Em função, portanto, de uma interpretação propriamente teológica, é imperativo que os Estados Unidos ajudem Israel e que punam aquelas nações que se voltarem contra os israelenses. Afinal, de acordo com o texto bíblico, a própria existência e integridade territorial de Israel é um requisito básico para o desenrolar dos acontecimentos finais da história humana.
Claro que diante de todo esse contexto não são somente aspectos religiosos que estão em jogo. Grande parte das disputas que verificamos hoje no Oriente Médio se devem também a rusgas antigas, muitas das quais relacionadas com o próprio processo de criação do Estado de Israel.
Isso porque, após o fim da Segunda Guerra Mundial, a ONU dividiu o então território britânico da Palestina, lar de mais de um milhão de árabes, em dois Estados distintos, dando aos judeus que haviam sido perseguidos na Europa uma pátria, mas ao mesmo tempo confiscando boa parte das terras onde originalmente moravam os povos palestinos.
Cristãos evangélicos, por sua vez, viram todo esse processo como um cumprimento da profecia bíblica de reunião do povo judeu na atual terra de Israel, que deverá preceder a segunda vinda de Cristo.

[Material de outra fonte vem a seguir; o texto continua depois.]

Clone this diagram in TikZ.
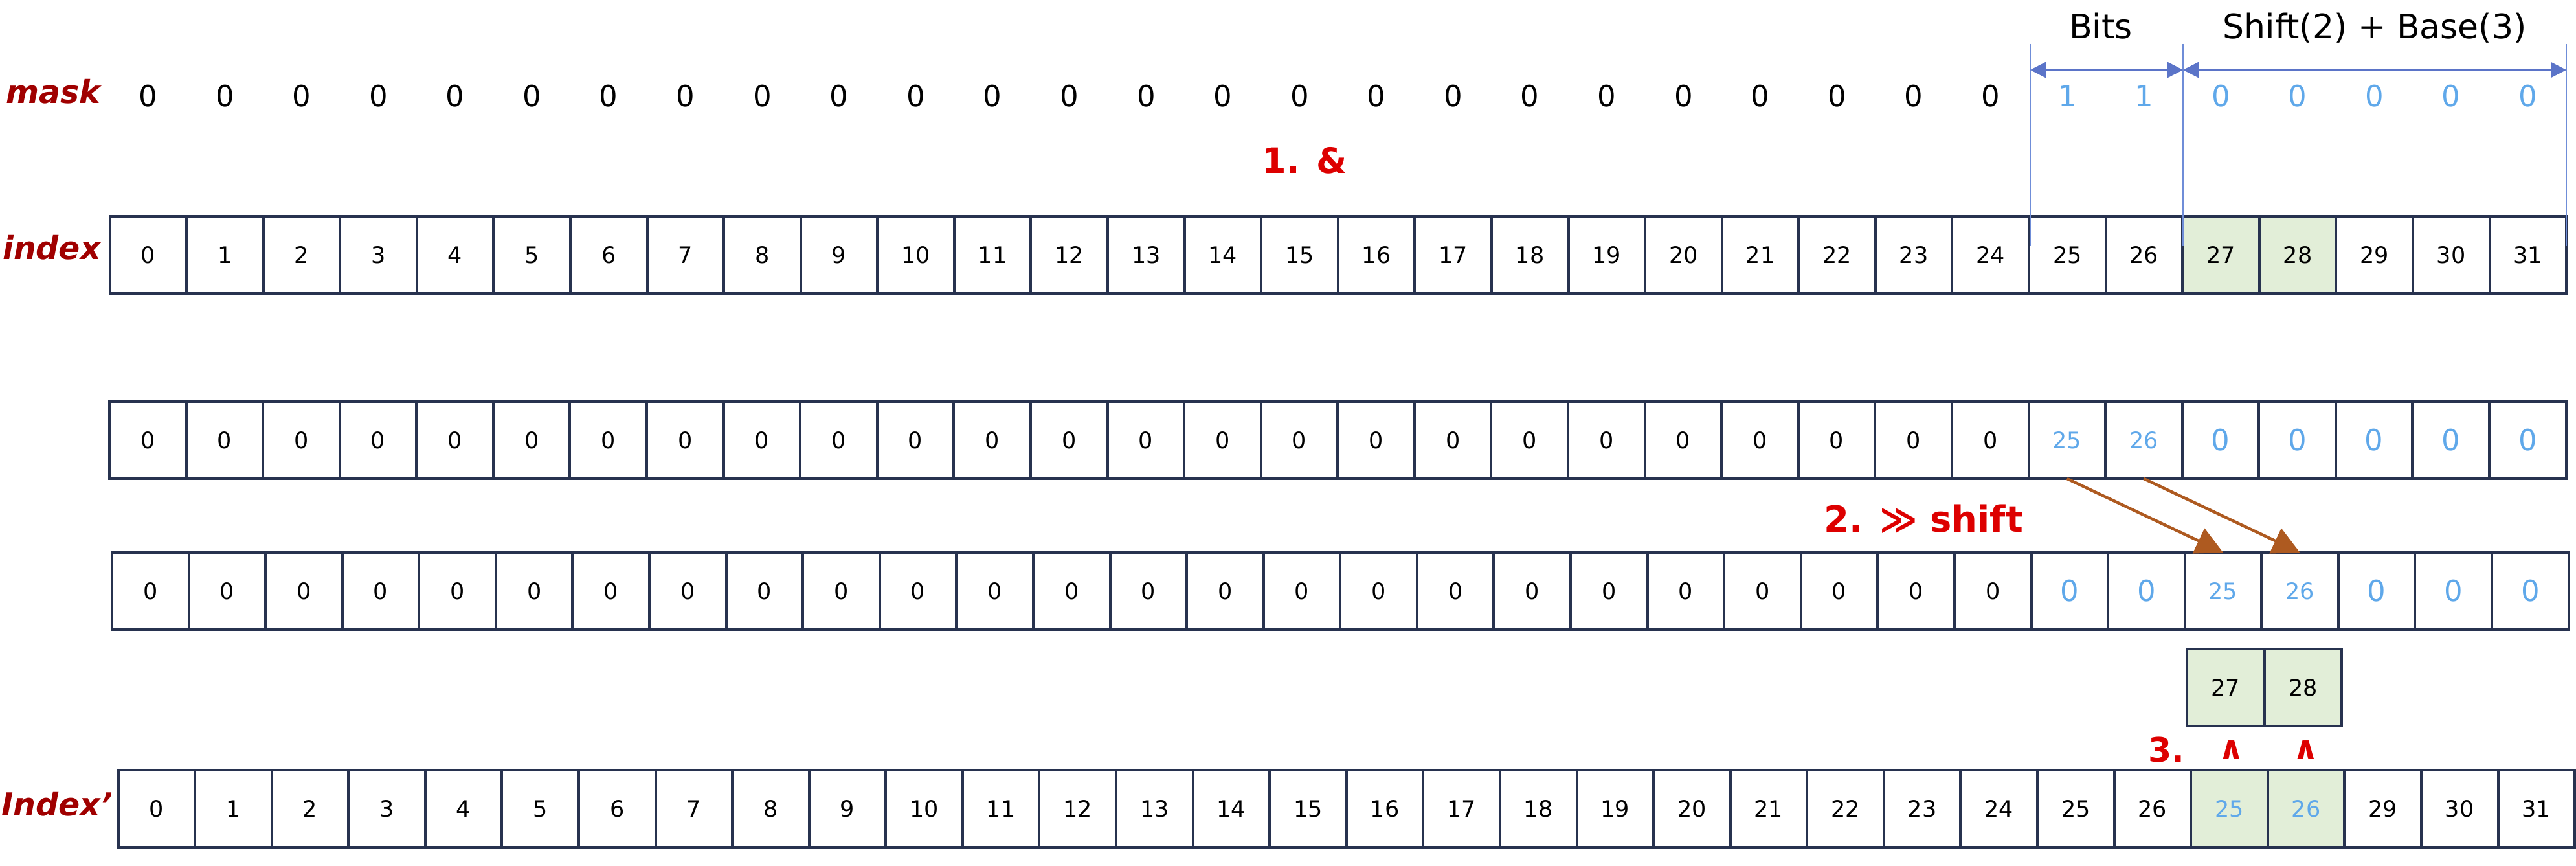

Desde então, grupos como o Hamas têm lutado contra os israelenses, tentando reconquistar esses territórios perdidos e confiscados no passado, tendo no Irã um de seus maiores apoiadores.

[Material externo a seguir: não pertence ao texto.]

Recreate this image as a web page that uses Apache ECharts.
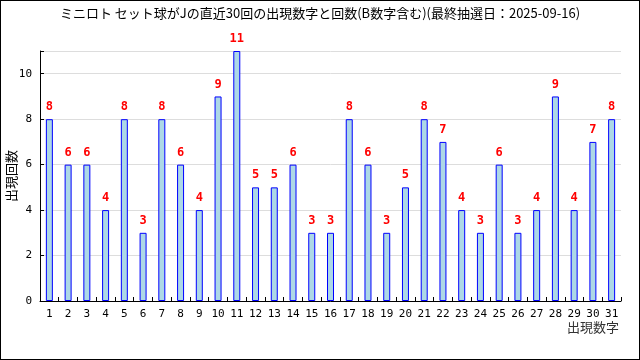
<!DOCTYPE html>
<html><head><meta charset="utf-8">
<script src="https://cdn.jsdelivr.net/npm/echarts@6/dist/echarts.min.js"></script>
<style>html,body{margin:0;padding:0;background:#fff}#c{width:640px;height:360px;box-sizing:border-box;border:1px solid #000}</style>
</head><body><div id="c"></div>
<script>
const titleText = "ミニロト セット球がJの直近30回の出現数字と回数(B数字含む)(最終抽選日：2025-09-16)";
const categories = ["1","2","3","4","5","6","7","8","9","10","11","12","13","14","15","16","17","18","19","20","21","22","23","24","25","26","27","28","29","30","31"];
const counts = [8,6,6,4,8,3,8,6,4,9,11,5,5,6,3,3,8,6,3,5,8,7,4,3,6,3,4,9,4,7,8];
const yTicks = [0,2,4,6,8,10];
const font = "'Noto Sans CJK JP', 'DejaVu Sans', sans-serif";
const mono = "'DejaVu Sans Mono', monospace";
const chart = echarts.init(document.getElementById('c'));
chart.setOption({
  animation:false,
  backgroundColor:'#fff',
  title:{text:titleText,left:'center',top:1,textStyle:{fontFamily:font,fontSize:13,fontWeight:'normal',color:'#000'}},
  grid:{left:39,right:18,top:50,bottom:58,containLabel:false,outerBoundsMode:'none'},
  xAxis:{type:'category',data:categories,
    name:'出現数字',nameLocation:'end',nameGap:0,nameMoveOverlap:false,
    nameTextStyle:{fontFamily:font,fontSize:13,color:'#333',align:'right',verticalAlign:'top',padding:[20,2,0,0]},
    axisLine:{lineStyle:{color:'#000',width:1}},
    axisTick:{show:true,inside:true,length:4,lineStyle:{color:'#000'}},
    axisLabel:{fontFamily:mono,fontSize:11,color:'#000',margin:8,interval:0}},
  yAxis:{type:'value',min:0,max:11,interval:2,
    name:'出現回数',nameLocation:'middle',nameGap:22,nameRotate:90,nameMoveOverlap:false,
    nameTextStyle:{fontFamily:font,fontSize:13,color:'#000'},
    axisLine:{show:true,lineStyle:{color:'#000',width:1}},
    axisTick:{show:true,inside:true,length:4,lineStyle:{color:'#000'}},
    axisLabel:{fontFamily:mono,fontSize:11,color:'#000',margin:8,
      formatter:v=>yTicks.includes(v)?String(v):''},
    splitLine:{lineStyle:{color:'#ddd'}}},
  series:[{type:'bar',data:counts,barWidth:7,
    itemStyle:{color:'#add8e6',borderColor:'#0000ff',borderWidth:1},
    label:{show:true,position:'top',distance:6,color:'#ff0000',fontFamily:mono,fontSize:12,fontWeight:'bold'}}]
});
</script></body></html>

Ademais, o Irã também desempenha um papel importante em determinadas teologias evangélicas a respeito dos eventos relativos ao final dos tempos. De acordo com tais teologias, se os Estados Unidos quiserem estar do lado certo das profecias bíblicas (e, portanto, da história), eles precisam fazer todo o possível para proteger Israel e punir o Irã.

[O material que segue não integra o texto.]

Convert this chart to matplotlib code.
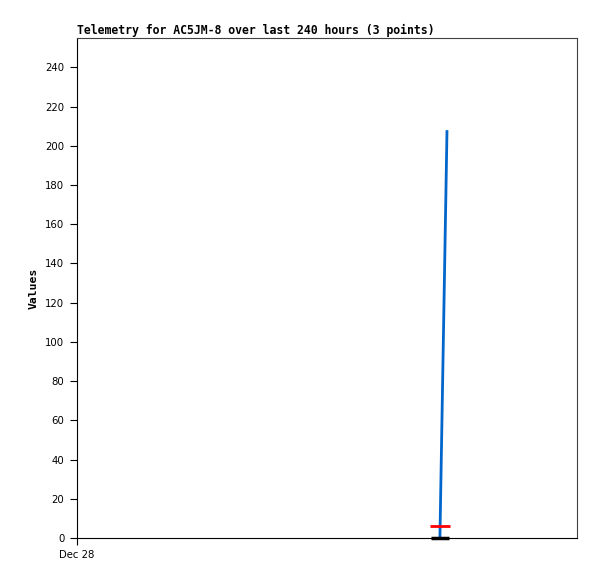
import matplotlib.pyplot as plt

# 数据（小时，从 Dec 28 起算）
blue_hours = [174.2, 177.6]
blue_values = [0, 208]
red_hours = [174.2]
red_values = [6]
black_hours = [174.2]
black_values = [0]

y_ticks = list(range(0, 241, 20))
x_tick_hours = [0]
x_tick_labels = ["Dec 28"]

fig = plt.figure(figsize=(5.97, 5.79), dpi=100)
ax = fig.add_axes([77 / 597, 41 / 579, 500 / 597, 500 / 579])

ax.plot(blue_hours, blue_values, color="#0066cc", linewidth=2, solid_capstyle="butt")
ax.plot(red_hours, red_values, linestyle="none", marker="_", markersize=14,
        markeredgewidth=2, color="#ff0000")
ax.plot(black_hours, black_values, linestyle="none", marker="_", markersize=13,
        markeredgewidth=2.5, color="#000000", clip_on=False)

ax.set_xlim(0, 240)
ax.set_ylim(0, 255)
ax.set_yticks(y_ticks)
ax.set_xticks(x_tick_hours)
ax.set_xticklabels(x_tick_labels)
ax.tick_params(direction="out", length=5, width=0.8, labelsize=7.3, pad=4)
for lab in ax.get_xticklabels() + ax.get_yticklabels():
    lab.set_family("DejaVu Sans")

for s in ["top", "right"]:
    ax.spines[s].set_color("#404040")
for s in ["left", "bottom"]:
    ax.spines[s].set_color("#000000")

ax.set_ylabel("Values", family="DejaVu Sans Mono", fontweight="bold", fontsize=8.2, labelpad=5)
ax.set_title("Telemetry for AC5JM-8 over last 240 hours (3 points)", loc="left",
             family="DejaVu Sans Mono", fontweight="bold", fontsize=8.3, pad=3)

plt.savefig("out.png", dpi=100)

Não obstante, essa interpretação também é reforçada pela história contida no livro bíblico de Ester, que versava sobre uma conspiração para destruir os judeus da Pérsia (o atual Irã), com Ester salvando os judeus por meio de insistente persuasão diante dos governantes de sua época.
Diante disso, de modo até mesmo figurativo, a política externa estadunidense tradicionalmente assumiu o papel de Ester, com o fito de ajudar a salvar o povo judeu (em última análise o Estado de Israel) contra a ameaça iraniana e contra a ameaça das nações árabes em seu entorno.
Nesse sentido, quando o ex-presidente Trump aprovou em janeiro de 2020 o ataque de drone que matou o principal comandante militar iraniano (Qassem Soleimani), tal ação foi considerada uma medida prudente e de caráter preventivo contra um dos principais inimigos de Israel.
A morte de Soleimani, aliás, contou com o apoio tácito tanto de parte dos evangélicos americanos como de alguns judeus, dado que ambos enxergam no Irã uma ameaça existencial ao povo judeu.
Seja como for, é preciso dizer também que, independentemente do partido político ao qual o presidente pertença, a Casa Branca tradicionalmente dá espaço para que determinadas injunções e interpretações da Bíblia informem suas ações em política externa, sobretudo com relação à ajuda e ao apoio incondicional à Israel na região do Oriente Médio.
Por isso que Washington é enxergado – especialmente pelos árabes – como um ator com interesses geopolíticos enviesados, e como um dos principais responsáveis por acobertar injustiças cometidas no passado contra os palestinos.
Ainda assim, para os cristãos evangélicos da América, que continuarão sendo uma base popular considerável, o importante é que a Casa Branca siga a rigor as profecias bíblicas, se quiser estar do lado correto da história.
Em vista disso, em 2024 é certo dizer que o candidato cujas promessas melhor se adeque a essas profecias (especialmente no tocante a Israel) será aquele que contará com os valiosos votos desse que é um dos grupos eleitorais mais influentes dos Estados Unidos.